--- Request ---
Emit a verbatim copy of the lines below from the line with "Clone this screenshot in HTML." through the line with "e=document.createElementNS(NS,tag);for(const k in", excluding pictures and everything outside that range.

--- Dataset records ---
---*---

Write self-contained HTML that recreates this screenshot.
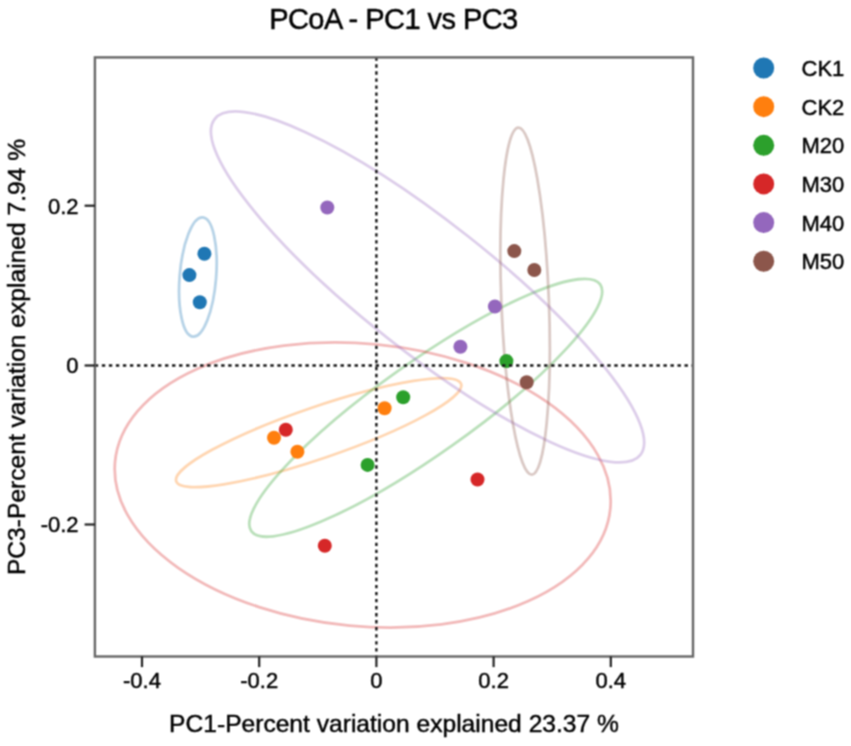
<!DOCTYPE html>
<html><head><meta charset="utf-8"><style>
html,body{margin:0;padding:0;background:#fff;width:851px;height:746px;overflow:hidden}
svg{display:block}
text{font-family:"Liberation Sans",sans-serif;fill:#000;stroke:#000;stroke-width:0.45px}
.tk{font-size:22px}
.ti{font-size:29px;letter-spacing:-0.55px}
.ax{font-size:24.6px}
.lg{font-size:22px}
</style></head><body>
<svg width="851" height="746" viewBox="0 0 851 746">
<defs><filter id="soft" x="0" y="0" width="851" height="746" filterUnits="userSpaceOnUse" color-interpolation-filters="sRGB"><feConvolveMatrix order="3" kernelMatrix="1 2 1 2 4 2 1 2 1" divisor="16" edgeMode="duplicate"/></filter></defs>
<g filter="url(#soft)"><rect x="0" y="0" width="851" height="746" fill="#fff"/>
<ellipse cx="197.87" cy="277.03" rx="59.80" ry="18.24" transform="rotate(94.636 197.87 277.03)" fill="none" stroke="#1f77b4" stroke-opacity="0.32" stroke-width="2.8"/>
<ellipse cx="318.67" cy="432.60" rx="150.53" ry="25.75" transform="rotate(161.109 318.67 432.60)" fill="none" stroke="#ff7f0e" stroke-opacity="0.32" stroke-width="2.8"/>
<ellipse cx="425.73" cy="407.77" rx="213.65" ry="46.04" transform="rotate(144.734 425.73 407.77)" fill="none" stroke="#2ca02c" stroke-opacity="0.32" stroke-width="2.8"/>
<ellipse cx="362.70" cy="485.00" rx="248.74" ry="141.24" transform="rotate(-174.576 362.70 485.00)" fill="none" stroke="#d62728" stroke-opacity="0.32" stroke-width="2.8"/>
<ellipse cx="427.53" cy="286.93" rx="271.11" ry="64.88" transform="rotate(-141.736 427.53 286.93)" fill="none" stroke="#9467bd" stroke-opacity="0.32" stroke-width="2.8"/>
<ellipse cx="525.10" cy="301.10" rx="173.59" ry="23.79" transform="rotate(87.771 525.10 301.10)" fill="none" stroke="#8c564b" stroke-opacity="0.32" stroke-width="2.8"/>
<circle cx="204.4" cy="253.7" r="7.0" fill="#1f77b4"/>
<circle cx="189.4" cy="275.1" r="7.0" fill="#1f77b4"/>
<circle cx="199.8" cy="302.3" r="7.0" fill="#1f77b4"/>
<circle cx="274.0" cy="437.8" r="7.0" fill="#ff7f0e"/>
<circle cx="297.4" cy="451.8" r="7.0" fill="#ff7f0e"/>
<circle cx="384.6" cy="408.2" r="7.0" fill="#ff7f0e"/>
<circle cx="367.6" cy="464.9" r="7.0" fill="#2ca02c"/>
<circle cx="403.2" cy="397.3" r="7.0" fill="#2ca02c"/>
<circle cx="506.4" cy="361.1" r="7.0" fill="#2ca02c"/>
<circle cx="285.8" cy="429.7" r="7.0" fill="#d62728"/>
<circle cx="477.5" cy="479.5" r="7.0" fill="#d62728"/>
<circle cx="324.8" cy="545.8" r="7.0" fill="#d62728"/>
<circle cx="327.3" cy="207.5" r="7.0" fill="#9467bd"/>
<circle cx="460.4" cy="346.8" r="7.0" fill="#9467bd"/>
<circle cx="494.9" cy="306.5" r="7.0" fill="#9467bd"/>
<circle cx="514.3" cy="251.1" r="7.0" fill="#8c564b"/>
<circle cx="534.3" cy="270.0" r="7.0" fill="#8c564b"/>
<circle cx="526.7" cy="382.2" r="7.0" fill="#8c564b"/>
<line x1="94.82" y1="365.5" x2="693.0" y2="365.5" stroke="#181818" stroke-width="2.4" stroke-dasharray="3.4 3.62"/>
<line x1="376.4" y1="57.27" x2="376.4" y2="656.5" stroke="#181818" stroke-width="2.4" stroke-dasharray="3.4 3.635"/>
<rect x="94.9" y="57.4" width="598.10" height="599.10" fill="none" stroke="#666" stroke-width="2.4"/>
<line x1="142.00" y1="656.5" x2="142.00" y2="667.1" stroke="#222" stroke-width="2.2"/>
<text x="142.00" y="688" text-anchor="middle" class="tk">-0.4</text>
<line x1="259.20" y1="656.5" x2="259.20" y2="667.1" stroke="#222" stroke-width="2.2"/>
<text x="259.20" y="688" text-anchor="middle" class="tk">-0.2</text>
<line x1="376.40" y1="656.5" x2="376.40" y2="667.1" stroke="#222" stroke-width="2.2"/>
<text x="376.40" y="688" text-anchor="middle" class="tk">0</text>
<line x1="493.60" y1="656.5" x2="493.60" y2="667.1" stroke="#222" stroke-width="2.2"/>
<text x="493.60" y="688" text-anchor="middle" class="tk">0.2</text>
<line x1="610.80" y1="656.5" x2="610.80" y2="667.1" stroke="#222" stroke-width="2.2"/>
<text x="610.80" y="688" text-anchor="middle" class="tk">0.4</text>
<line x1="84.60000000000001" y1="205.70" x2="94.9" y2="205.70" stroke="#222" stroke-width="2.2"/>
<text x="78.6" y="213.50" text-anchor="end" class="tk">0.2</text>
<line x1="84.60000000000001" y1="365.50" x2="94.9" y2="365.50" stroke="#222" stroke-width="2.2"/>
<text x="78.6" y="373.40" text-anchor="end" class="tk">0</text>
<line x1="84.60000000000001" y1="524.50" x2="94.9" y2="524.50" stroke="#222" stroke-width="2.2"/>
<text x="78.6" y="531.80" text-anchor="end" class="tk">-0.2</text>
<text x="393.4" y="29" text-anchor="middle" class="ti">PCoA - PC1 vs PC3</text>
<text x="394" y="731.5" text-anchor="middle" class="ax">PC1-Percent variation explained 23.37 %</text>
<text transform="translate(24.8 357) rotate(-90)" x="0" y="0" text-anchor="middle" class="ax">PC3-Percent variation explained 7.94 %</text>
<circle cx="763.7" cy="68.00" r="10.5" fill="#1f77b4"/>
<text x="801.5" y="76.00" class="lg">CK1</text>
<circle cx="763.7" cy="106.65" r="10.5" fill="#ff7f0e"/>
<text x="801.5" y="114.65" class="lg">CK2</text>
<circle cx="763.7" cy="145.30" r="10.5" fill="#2ca02c"/>
<text x="801.5" y="153.30" class="lg">M20</text>
<circle cx="763.7" cy="183.95" r="10.5" fill="#d62728"/>
<text x="801.5" y="191.95" class="lg">M30</text>
<circle cx="763.7" cy="222.60" r="10.5" fill="#9467bd"/>
<text x="801.5" y="230.60" class="lg">M40</text>
<circle cx="763.7" cy="261.25" r="10.5" fill="#8c564b"/>
<text x="801.5" y="269.25" class="lg">M50</text>
</g>
</svg></body></html>
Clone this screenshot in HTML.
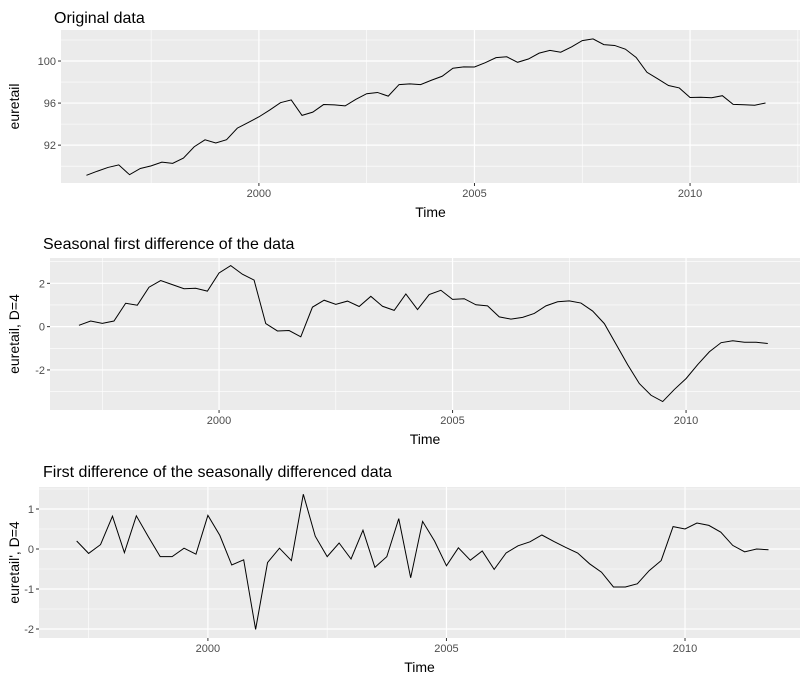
<!DOCTYPE html>
<html><head><meta charset="utf-8"><style>
html,body{margin:0;padding:0;background:#fff;}
svg{display:block;font-family:"Liberation Sans",Arial,sans-serif;}
</style></head><body>
<svg id="chart" width="809" height="683"></svg>
<script>
const years1 = [1996,2011.75];
const origValues = [89.13,89.52,89.88,90.12, 89.19,89.78,90.03,90.38, 90.27,90.77,91.85,92.51, 92.21,92.52,93.62,94.15, 94.69,95.34,96.04,96.30, 94.83,95.14,95.86,95.83, 95.73,96.36,96.89,97.01, 96.66,97.76,97.83,97.76, 98.17,98.55,99.31,99.44, 99.43,99.84,100.32,100.40, 99.88,100.19,100.75,101.01, 100.84,101.34,101.94,102.10, 101.56,101.48,101.13,100.34, 98.93,98.31,97.67,97.44, 96.53,96.56,96.51,96.70, 95.88,95.84,95.79,96.01];
const seasDiffValues = [0.06,0.26,0.15,0.26, 1.08,0.99,1.82,2.13, 1.94,1.75,1.77,1.64, 2.48,2.82,2.42,2.15, 0.14,-0.20,-0.18,-0.47, 0.90,1.22,1.03,1.18, 0.93,1.40,0.94,0.75, 1.51,0.79,1.48,1.68, 1.26,1.29,1.01,0.96, 0.45,0.35,0.43,0.61, 0.96,1.15,1.19,1.09, 0.72,0.14,-0.81,-1.76, -2.63,-3.17,-3.46,-2.90, -2.40,-1.75,-1.16,-0.74, -0.65,-0.72,-0.72,-0.78];
const dblDiffValues = [0.20,-0.11,0.11, 0.82,-0.09,0.83,0.31, -0.19,-0.19,0.02,-0.13, 0.84,0.34,-0.40,-0.27, -2.01,-0.34,0.02,-0.29, 1.37,0.32,-0.19,0.15, -0.25,0.47,-0.46,-0.19, 0.76,-0.72,0.69,0.20, -0.42,0.03,-0.28,-0.05, -0.51,-0.10,0.08,0.18, 0.35,0.19,0.04,-0.10, -0.37,-0.58,-0.95,-0.95, -0.87,-0.54,-0.29,0.56, 0.50,0.65,0.59,0.42, 0.09,-0.07,0.00,-0.02];
const startYears = [1996, 1997, 1997.25];
const xTickLabels = ["2000","2005","2010"];
const yTicks1 = [92,96,100];
const yTicks2 = [-2,0,2];
const yTicks3 = [-2,-1,0,1];
const titles = ["Original data","Seasonal first difference of the data","First difference of the seasonally differenced data"];
const yTitles = ["euretail","euretail, D=4","euretail', D=4"];

const NS="http://www.w3.org/2000/svg";
const svg=document.getElementById('chart');
function mk(tag,attrs,parent){const e=document.createElementNS(NS,tag);for(const k in attrs)e.setAttribute(k,attrs[k]);(parent||svg).appendChild(e);return e;}

const panels=[
 {vals:origValues,start:startYears[0],ticks:yTicks1,minor:[90,94,98,102],x0:61,x1:800,y0:30,y1:183,xd:[1995.41,2012.55],yd:[88.4,102.95],title:titles[0],ytitle:yTitles[0],titleX:54,titleY:23,yTitleX:19,name:'original'},
 {vals:seasDiffValues,start:startYears[1],ticks:yTicks2,minor:[-3,-1,1,3],x0:50,x1:800,y0:258,y1:410,xd:[1996.38,2012.44],yd:[-3.85,3.17],title:titles[1],ytitle:yTitles[1],titleX:43,titleY:249,yTitleX:19,name:'seasonal-diff'},
 {vals:dblDiffValues,start:startYears[2],ticks:yTicks3,minor:[-1.5,-0.5,0.5,1.5],x0:39,x1:800,y0:487,y1:638,xd:[1996.46,2012.41],yd:[-2.225,1.55],title:titles[2],ytitle:yTitles[2],titleX:43,titleY:477,yTitleX:19,name:'double-diff'}
];
const majorX=[2000,2005,2010], minorX=[1997.5,2002.5,2007.5,2012.5];
panels.forEach(p=>{
 const g=mk('g',{});
 
 
 const sx=v=>p.x0+(v-p.xd[0])/(p.xd[1]-p.xd[0])*(p.x1-p.x0);
 const sy=v=>p.y1-(v-p.yd[0])/(p.yd[1]-p.yd[0])*(p.y1-p.y0);
 const bg=mk('rect',{x:p.x0,y:p.y0,width:p.x1-p.x0,height:p.y1-p.y0,fill:'#ebebeb'},g);
 
 
 p.minor.forEach(v=>{const y=sy(v);if(y>=p.y0&&y<=p.y1)mk('line',{x1:p.x0,x2:p.x1,y1:y,y2:y,stroke:'#fff','stroke-width':0.6},g);});
 minorX.forEach(v=>{const x=sx(v);if(x>=p.x0&&x<=p.x1)mk('line',{x1:x,x2:x,y1:p.y0,y2:p.y1,stroke:'#fff','stroke-width':0.6},g);});
 p.ticks.forEach(v=>{const y=sy(v);mk('line',{x1:p.x0,x2:p.x1,y1:y,y2:y,stroke:'#fff','stroke-width':1.2},g);
   mk('line',{x1:p.x0-3,x2:p.x0,y1:y,y2:y,stroke:'#333','stroke-width':1},g);
   const t=mk('text',{x:p.x0-5,y:y+4,'text-anchor':'end','font-size':11,fill:'#4d4d4d'},g);t.textContent=v;
   
   });
 majorX.forEach((v,i)=>{const x=sx(v);mk('line',{x1:x,x2:x,y1:p.y0,y2:p.y1,stroke:'#fff','stroke-width':1.2},g);
   mk('line',{x1:x,x2:x,y1:p.y1,y2:p.y1+3,stroke:'#333','stroke-width':1},g);
   const t=mk('text',{x:x,y:p.y1+14,'text-anchor':'middle','font-size':11,fill:'#4d4d4d'},g);t.textContent=xTickLabels[i];
   
   });
 const pts=p.vals.map((v,i)=>sx(p.start+i*0.25).toFixed(2)+','+sy(v).toFixed(2)).join(' ');
 const line=mk('polyline',{points:pts,fill:'none',stroke:'#000','stroke-width':1},g);
 
 
 const tt=mk('text',{x:p.titleX,y:p.titleY,'font-size':16,fill:'#000'},g);tt.textContent=p.title;
 
 
 const xt=mk('text',{x:(p.x0+p.x1)/2,y:p.y1+34,'text-anchor':'middle','font-size':14,fill:'#000'},g);xt.textContent='Time';
 
 
 const cy=(p.y0+p.y1)/2;
 const yt=mk('text',{x:p.yTitleX,y:cy,'text-anchor':'middle','font-size':14,fill:'#000',transform:`rotate(-90 ${p.yTitleX} ${cy})`},g);yt.textContent=p.ytitle;
 
 
});
</script>
</body></html>
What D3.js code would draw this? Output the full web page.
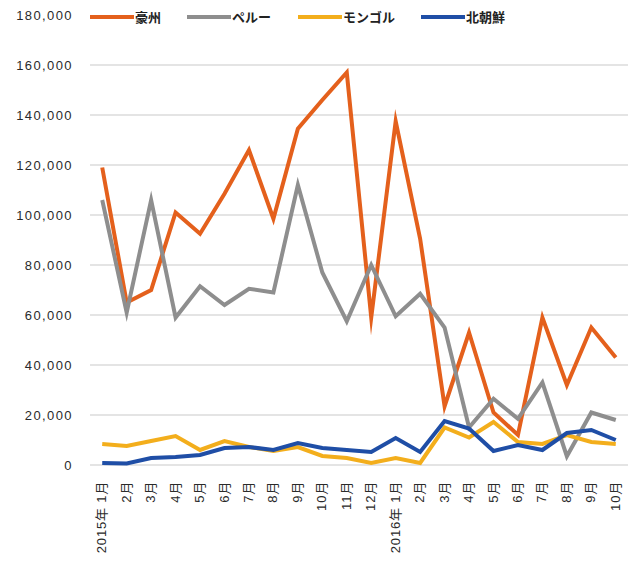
<!DOCTYPE html>
<html>
<head>
<meta charset="utf-8">
<script src="https://cdn.jsdelivr.net/npm/d3@7"></script>
<style>
  html, body { margin: 0; padding: 0; background: #fff; }
  svg { display: block; font-family: "Liberation Sans", Arial, "Noto Sans CJK JP", sans-serif; }
</style>
</head>
<body>
<svg id="chart" width="635" height="562"></svg>
<script>
// Monthly categories, Jan 2015 – Oct 2016
const months = ["2015年 1月","2月","3月","4月","5月","6月","7月","8月","9月","10月","11月","12月",
                "2016年 1月","2月","3月","4月","5月","6月","7月","8月","9月","10月"];

const seriesNames = ["豪州", "ペルー", "モンゴル", "北朝鮮"];
const seriesColors = ["#e4601c", "#8e8e8e", "#f3ae1c", "#1f4ea6"];

const australia = [119000, 65000, 70000, 101000, 92500, 108500, 126000, 98500, 134500, 146000, 157000, 59000,
                   137500, 90500, 23500, 53000, 21000, 12000, 59000, 32000, 55000, 43000];
const peru      = [106000, 61000, 106000, 59000, 71500, 64000, 70500, 69000, 112000, 77000, 57500, 80000,
                   59500, 68500, 55000, 15000, 26500, 18500, 33000, 3500, 21000, 18000];
const mongolia  = [8400, 7600, 9600, 11600, 6000, 9600, 7200, 5600, 7200, 3600, 2800, 800,
                   2800, 800, 15000, 11000, 17200, 9200, 8400, 12000, 9200, 8400];
const nkorea    = [800, 600, 2800, 3200, 4000, 6800, 7200, 6000, 8800, 6800, 6000, 5200,
                   10800, 5200, 17600, 14600, 5600, 8000, 6000, 12800, 14000, 10000];

const yTicks = [0, 20000, 40000, 60000, 80000, 100000, 120000, 140000, 160000, 180000];

const seriesValues = [australia, peru, mongolia, nkorea];

const svg = d3.select("#chart");
const plotLeft = 90, plotRight = 628, plotTop = 15, plotBottom = 465;

const x = d3.scaleBand().domain(d3.range(months.length)).range([plotLeft, plotRight]);
const y = d3.scaleLinear().domain([0, 180000]).range([plotBottom, plotTop]);

// horizontal gridlines (top one sits behind the legend)
svg.append("g")
  .selectAll("line")
  .data(yTicks.filter(t => t < 180000))
  .join("line")
  .attr("x1", plotLeft).attr("x2", plotRight)
  .attr("y1", d => y(d)).attr("y2", d => y(d))
  .attr("stroke", "#c9c9c9").attr("stroke-width", 1);

// y axis labels
const fmt = d3.format(",");
svg.append("g")
  .selectAll("text")
  .data(yTicks)
  .join("text")
  .attr("x", 73).attr("y", d => y(d))
  .attr("dy", "0.35em")
  .attr("text-anchor", "end")
  .attr("font-size", 13)
  .attr("letter-spacing", 1.4)
  .attr("fill", "#2a2a2a")
  .text(d => fmt(d));

// x axis labels, rotated
svg.append("g")
  .selectAll("text")
  .data(months)
  .join("text")
  .attr("transform", (d, i) => `translate(${x(i) + x.bandwidth() / 2 + 4},${plotBottom + 16}) rotate(-90)`)
  .attr("text-anchor", "end")
  .attr("font-size", 13)
  .attr("letter-spacing", 0.8)
  .attr("fill", "#2a2a2a")
  .text(d => d);

// series lines
const line = d3.line()
  .x((d, i) => x(i) + x.bandwidth() / 2)
  .y(d => y(d));

svg.append("g")
  .selectAll("path")
  .data(seriesValues)
  .join("path")
  .attr("d", d => line(d))
  .attr("fill", "none")
  .attr("stroke", (d, i) => seriesColors[i])
  .attr("stroke-width", 4)
  .attr("stroke-linejoin", "miter")
  .attr("stroke-miterlimit", 10);

// legend
const legendX = [90, 187, 298, 421];
const legend = svg.append("g")
  .selectAll("g")
  .data(seriesNames)
  .join("g")
  .attr("transform", (d, i) => `translate(${legendX[i]},17)`);
legend.append("line")
  .attr("x1", 0).attr("x2", 44)
  .attr("stroke", (d, i) => seriesColors[i])
  .attr("stroke-width", 4);
legend.append("text")
  .attr("x", 45).attr("dy", "0.36em")
  .attr("font-size", 13)
  .attr("font-weight", "bold")
  .attr("fill", "#222")
  .text(d => d);
</script>
</body>
</html>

---*---

--- Exercise output ---
Clone this screenshot in HTML.
<!DOCTYPE html>
<html><head><meta charset="utf-8"><style>
html,body{margin:0;padding:0;background:#fff;}
svg{display:block;font-family:"Liberation Sans",Arial,sans-serif;}
</style></head><body>
<svg id="chart" width="809" height="683"></svg>
<script>
const years1 = [1996,2011.75];
const origValues = [89.13,89.52,89.88,90.12, 89.19,89.78,90.03,90.38, 90.27,90.77,91.85,92.51, 92.21,92.52,93.62,94.15, 94.69,95.34,96.04,96.30, 94.83,95.14,95.86,95.83, 95.73,96.36,96.89,97.01, 96.66,97.76,97.83,97.76, 98.17,98.55,99.31,99.44, 99.43,99.84,100.32,100.40, 99.88,100.19,100.75,101.01, 100.84,101.34,101.94,102.10, 101.56,101.48,101.13,100.34, 98.93,98.31,97.67,97.44, 96.53,96.56,96.51,96.70, 95.88,95.84,95.79,96.01];
const seasDiffValues = [0.06,0.26,0.15,0.26, 1.08,0.99,1.82,2.13, 1.94,1.75,1.77,1.64, 2.48,2.82,2.42,2.15, 0.14,-0.20,-0.18,-0.47, 0.90,1.22,1.03,1.18, 0.93,1.40,0.94,0.75, 1.51,0.79,1.48,1.68, 1.26,1.29,1.01,0.96, 0.45,0.35,0.43,0.61, 0.96,1.15,1.19,1.09, 0.72,0.14,-0.81,-1.76, -2.63,-3.17,-3.46,-2.90, -2.40,-1.75,-1.16,-0.74, -0.65,-0.72,-0.72,-0.78];
const dblDiffValues = [0.20,-0.11,0.11, 0.82,-0.09,0.83,0.31, -0.19,-0.19,0.02,-0.13, 0.84,0.34,-0.40,-0.27, -2.01,-0.34,0.02,-0.29, 1.37,0.32,-0.19,0.15, -0.25,0.47,-0.46,-0.19, 0.76,-0.72,0.69,0.20, -0.42,0.03,-0.28,-0.05, -0.51,-0.10,0.08,0.18, 0.35,0.19,0.04,-0.10, -0.37,-0.58,-0.95,-0.95, -0.87,-0.54,-0.29,0.56, 0.50,0.65,0.59,0.42, 0.09,-0.07,0.00,-0.02];
const startYears = [1996, 1997, 1997.25];
const xTickLabels = ["2000","2005","2010"];
const yTicks1 = [92,96,100];
const yTicks2 = [-2,0,2];
const yTicks3 = [-2,-1,0,1];
const titles = ["Original data","Seasonal first difference of the data","First difference of the seasonally differenced data"];
const yTitles = ["euretail","euretail, D=4","euretail', D=4"];

const NS="http://www.w3.org/2000/svg";
const svg=document.getElementById('chart');
function mk(tag,attrs,parent){const e=document.createElementNS(NS,tag);for(const k in attrs)e.setAttribute(k,attrs[k]);(parent||svg).appendChild(e);return e;}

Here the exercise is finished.